Transcribe the listing word for word.
++++ RECORDED INFORMATION ++++
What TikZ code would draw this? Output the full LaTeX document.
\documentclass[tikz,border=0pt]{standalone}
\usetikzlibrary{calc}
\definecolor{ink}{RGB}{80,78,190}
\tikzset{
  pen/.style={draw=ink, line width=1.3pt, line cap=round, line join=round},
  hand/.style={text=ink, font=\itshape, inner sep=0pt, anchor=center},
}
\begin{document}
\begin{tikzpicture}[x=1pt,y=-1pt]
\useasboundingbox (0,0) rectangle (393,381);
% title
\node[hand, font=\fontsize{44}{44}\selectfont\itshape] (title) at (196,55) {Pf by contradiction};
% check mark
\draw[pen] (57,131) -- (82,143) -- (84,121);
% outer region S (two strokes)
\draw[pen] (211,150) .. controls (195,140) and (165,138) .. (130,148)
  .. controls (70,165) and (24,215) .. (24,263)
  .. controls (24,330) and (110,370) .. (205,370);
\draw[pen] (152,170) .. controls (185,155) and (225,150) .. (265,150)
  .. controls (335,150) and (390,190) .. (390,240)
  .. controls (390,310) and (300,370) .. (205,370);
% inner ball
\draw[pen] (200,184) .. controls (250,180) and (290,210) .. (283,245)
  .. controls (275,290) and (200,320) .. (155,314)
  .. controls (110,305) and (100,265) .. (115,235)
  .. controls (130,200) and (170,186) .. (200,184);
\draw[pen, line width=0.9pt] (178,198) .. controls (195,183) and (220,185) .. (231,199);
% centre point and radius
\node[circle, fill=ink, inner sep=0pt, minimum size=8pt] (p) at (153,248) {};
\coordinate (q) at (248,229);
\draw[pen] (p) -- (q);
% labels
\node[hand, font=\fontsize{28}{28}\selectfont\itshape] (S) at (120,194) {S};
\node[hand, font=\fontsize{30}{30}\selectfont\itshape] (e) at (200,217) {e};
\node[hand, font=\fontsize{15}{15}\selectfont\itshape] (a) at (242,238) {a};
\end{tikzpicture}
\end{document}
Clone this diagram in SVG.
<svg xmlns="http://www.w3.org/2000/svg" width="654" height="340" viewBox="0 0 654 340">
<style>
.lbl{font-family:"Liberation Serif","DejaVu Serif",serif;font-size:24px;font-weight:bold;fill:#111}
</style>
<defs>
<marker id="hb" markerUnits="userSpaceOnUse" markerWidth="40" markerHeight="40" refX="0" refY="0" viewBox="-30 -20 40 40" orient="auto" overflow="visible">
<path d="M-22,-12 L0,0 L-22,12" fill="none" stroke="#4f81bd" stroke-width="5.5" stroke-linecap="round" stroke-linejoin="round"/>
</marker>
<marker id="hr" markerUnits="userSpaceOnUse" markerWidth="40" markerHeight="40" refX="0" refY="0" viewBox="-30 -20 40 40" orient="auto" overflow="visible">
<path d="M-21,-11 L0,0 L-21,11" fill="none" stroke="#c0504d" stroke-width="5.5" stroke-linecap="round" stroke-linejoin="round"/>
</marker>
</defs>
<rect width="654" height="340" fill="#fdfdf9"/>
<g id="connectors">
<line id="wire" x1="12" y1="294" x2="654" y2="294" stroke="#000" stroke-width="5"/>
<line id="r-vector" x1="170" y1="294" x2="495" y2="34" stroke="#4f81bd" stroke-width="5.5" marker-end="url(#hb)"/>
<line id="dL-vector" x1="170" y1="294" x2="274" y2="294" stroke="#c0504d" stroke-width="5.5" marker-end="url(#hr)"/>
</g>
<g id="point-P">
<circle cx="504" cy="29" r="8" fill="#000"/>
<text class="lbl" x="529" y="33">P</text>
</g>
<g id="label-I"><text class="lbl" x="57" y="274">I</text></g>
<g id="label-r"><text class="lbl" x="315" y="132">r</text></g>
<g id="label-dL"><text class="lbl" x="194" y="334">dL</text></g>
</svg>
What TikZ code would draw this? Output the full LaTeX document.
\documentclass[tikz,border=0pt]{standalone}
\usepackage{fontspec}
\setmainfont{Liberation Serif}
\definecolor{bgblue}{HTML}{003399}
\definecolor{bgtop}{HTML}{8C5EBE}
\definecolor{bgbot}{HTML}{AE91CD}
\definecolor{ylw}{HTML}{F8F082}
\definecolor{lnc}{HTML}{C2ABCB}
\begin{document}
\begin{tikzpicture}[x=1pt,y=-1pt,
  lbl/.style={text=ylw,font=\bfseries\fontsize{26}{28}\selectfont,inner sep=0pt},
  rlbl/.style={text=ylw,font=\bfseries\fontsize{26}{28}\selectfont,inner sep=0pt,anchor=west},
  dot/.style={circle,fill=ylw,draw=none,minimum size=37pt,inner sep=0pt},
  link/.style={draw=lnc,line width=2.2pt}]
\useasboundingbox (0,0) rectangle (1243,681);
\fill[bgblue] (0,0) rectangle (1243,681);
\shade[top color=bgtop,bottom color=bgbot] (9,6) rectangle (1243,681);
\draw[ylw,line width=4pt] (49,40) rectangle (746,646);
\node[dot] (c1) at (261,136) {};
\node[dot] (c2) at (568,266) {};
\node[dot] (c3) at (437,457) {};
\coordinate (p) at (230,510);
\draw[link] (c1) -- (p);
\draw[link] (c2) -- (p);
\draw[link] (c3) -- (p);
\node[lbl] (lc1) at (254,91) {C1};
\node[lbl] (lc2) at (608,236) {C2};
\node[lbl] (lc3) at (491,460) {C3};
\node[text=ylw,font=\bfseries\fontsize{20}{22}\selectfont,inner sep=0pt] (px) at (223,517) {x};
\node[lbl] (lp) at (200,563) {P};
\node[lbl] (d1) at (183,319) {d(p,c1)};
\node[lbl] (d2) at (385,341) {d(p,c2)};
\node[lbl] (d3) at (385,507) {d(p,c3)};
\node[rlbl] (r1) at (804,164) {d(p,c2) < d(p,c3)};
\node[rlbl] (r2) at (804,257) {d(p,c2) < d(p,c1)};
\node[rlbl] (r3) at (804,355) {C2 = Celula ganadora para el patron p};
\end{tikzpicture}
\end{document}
++++
* ANSWER FOR THIS EXERCISE
What TikZ code would draw this? Output the full LaTeX document.
\documentclass[tikz,border=0pt]{standalone}
\usetikzlibrary{calc}
\definecolor{ink}{RGB}{80,78,190}
\tikzset{
  pen/.style={draw=ink, line width=1.3pt, line cap=round, line join=round},
  hand/.style={text=ink, font=\itshape, inner sep=0pt, anchor=center},
}
\begin{document}
\begin{tikzpicture}[x=1pt,y=-1pt]
\useasboundingbox (0,0) rectangle (393,381);
% title
\node[hand, font=\fontsize{44}{44}\selectfont\itshape] (title) at (196,55) {Pf by contradiction};
% check mark
\draw[pen] (57,131) -- (82,143) -- (84,121);
% outer region S (two strokes)
\draw[pen] (211,150) .. controls (195,140) and (165,138) .. (130,148)
  .. controls (70,165) and (24,215) .. (24,263)
  .. controls (24,330) and (110,370) .. (205,370);
\draw[pen] (152,170) .. controls (185,155) and (225,150) .. (265,150)
  .. controls (335,150) and (390,190) .. (390,240)
  .. controls (390,310) and (300,370) .. (205,370);
% inner ball
\draw[pen] (200,184) .. controls (250,180) and (290,210) .. (283,245)
  .. controls (275,290) and (200,320) .. (155,314)
  .. controls (110,305) and (100,265) .. (115,235)
  .. controls (130,200) and (170,186) .. (200,184);
\draw[pen, line width=0.9pt] (178,198) .. controls (195,183) and (220,185) .. (231,199);
% centre point and radius
\node[circle, fill=ink, inner sep=0pt, minimum size=8pt] (p) at (153,248) {};
\coordinate (q) at (248,229);
\draw[pen] (p) -- (q);
% labels
\node[hand, font=\fontsize{28}{28}\selectfont\itshape] (S) at (120,194) {S};
\node[hand, font=\fontsize{30}{30}\selectfont\itshape] (e) at (200,217) {e};
\node[hand, font=\fontsize{15}{15}\selectfont\itshape] (a) at (242,238) {a};
\end{tikzpicture}
\end{document}
Clone this diagram in SVG.
<svg xmlns="http://www.w3.org/2000/svg" width="654" height="340" viewBox="0 0 654 340">
<style>
.lbl{font-family:"Liberation Serif","DejaVu Serif",serif;font-size:24px;font-weight:bold;fill:#111}
</style>
<defs>
<marker id="hb" markerUnits="userSpaceOnUse" markerWidth="40" markerHeight="40" refX="0" refY="0" viewBox="-30 -20 40 40" orient="auto" overflow="visible">
<path d="M-22,-12 L0,0 L-22,12" fill="none" stroke="#4f81bd" stroke-width="5.5" stroke-linecap="round" stroke-linejoin="round"/>
</marker>
<marker id="hr" markerUnits="userSpaceOnUse" markerWidth="40" markerHeight="40" refX="0" refY="0" viewBox="-30 -20 40 40" orient="auto" overflow="visible">
<path d="M-21,-11 L0,0 L-21,11" fill="none" stroke="#c0504d" stroke-width="5.5" stroke-linecap="round" stroke-linejoin="round"/>
</marker>
</defs>
<rect width="654" height="340" fill="#fdfdf9"/>
<g id="connectors">
<line id="wire" x1="12" y1="294" x2="654" y2="294" stroke="#000" stroke-width="5"/>
<line id="r-vector" x1="170" y1="294" x2="495" y2="34" stroke="#4f81bd" stroke-width="5.5" marker-end="url(#hb)"/>
<line id="dL-vector" x1="170" y1="294" x2="274" y2="294" stroke="#c0504d" stroke-width="5.5" marker-end="url(#hr)"/>
</g>
<g id="point-P">
<circle cx="504" cy="29" r="8" fill="#000"/>
<text class="lbl" x="529" y="33">P</text>
</g>
<g id="label-I"><text class="lbl" x="57" y="274">I</text></g>
<g id="label-r"><text class="lbl" x="315" y="132">r</text></g>
<g id="label-dL"><text class="lbl" x="194" y="334">dL</text></g>
</svg>
What TikZ code would draw this? Output the full LaTeX document.
\documentclass[tikz,border=0pt]{standalone}
\usepackage{fontspec}
\setmainfont{Liberation Serif}
\definecolor{bgblue}{HTML}{003399}
\definecolor{bgtop}{HTML}{8C5EBE}
\definecolor{bgbot}{HTML}{AE91CD}
\definecolor{ylw}{HTML}{F8F082}
\definecolor{lnc}{HTML}{C2ABCB}
\begin{document}
\begin{tikzpicture}[x=1pt,y=-1pt,
  lbl/.style={text=ylw,font=\bfseries\fontsize{26}{28}\selectfont,inner sep=0pt},
  rlbl/.style={text=ylw,font=\bfseries\fontsize{26}{28}\selectfont,inner sep=0pt,anchor=west},
  dot/.style={circle,fill=ylw,draw=none,minimum size=37pt,inner sep=0pt},
  link/.style={draw=lnc,line width=2.2pt}]
\useasboundingbox (0,0) rectangle (1243,681);
\fill[bgblue] (0,0) rectangle (1243,681);
\shade[top color=bgtop,bottom color=bgbot] (9,6) rectangle (1243,681);
\draw[ylw,line width=4pt] (49,40) rectangle (746,646);
\node[dot] (c1) at (261,136) {};
\node[dot] (c2) at (568,266) {};
\node[dot] (c3) at (437,457) {};
\coordinate (p) at (230,510);
\draw[link] (c1) -- (p);
\draw[link] (c2) -- (p);
\draw[link] (c3) -- (p);
\node[lbl] (lc1) at (254,91) {C1};
\node[lbl] (lc2) at (608,236) {C2};
\node[lbl] (lc3) at (491,460) {C3};
\node[text=ylw,font=\bfseries\fontsize{20}{22}\selectfont,inner sep=0pt] (px) at (223,517) {x};
\node[lbl] (lp) at (200,563) {P};
\node[lbl] (d1) at (183,319) {d(p,c1)};
\node[lbl] (d2) at (385,341) {d(p,c2)};
\node[lbl] (d3) at (385,507) {d(p,c3)};
\node[rlbl] (r1) at (804,164) {d(p,c2) < d(p,c3)};
\node[rlbl] (r2) at (804,257) {d(p,c2) < d(p,c1)};
\node[rlbl] (r3) at (804,355) {C2 = Celula ganadora para el patron p};
\end{tikzpicture}
\end{document}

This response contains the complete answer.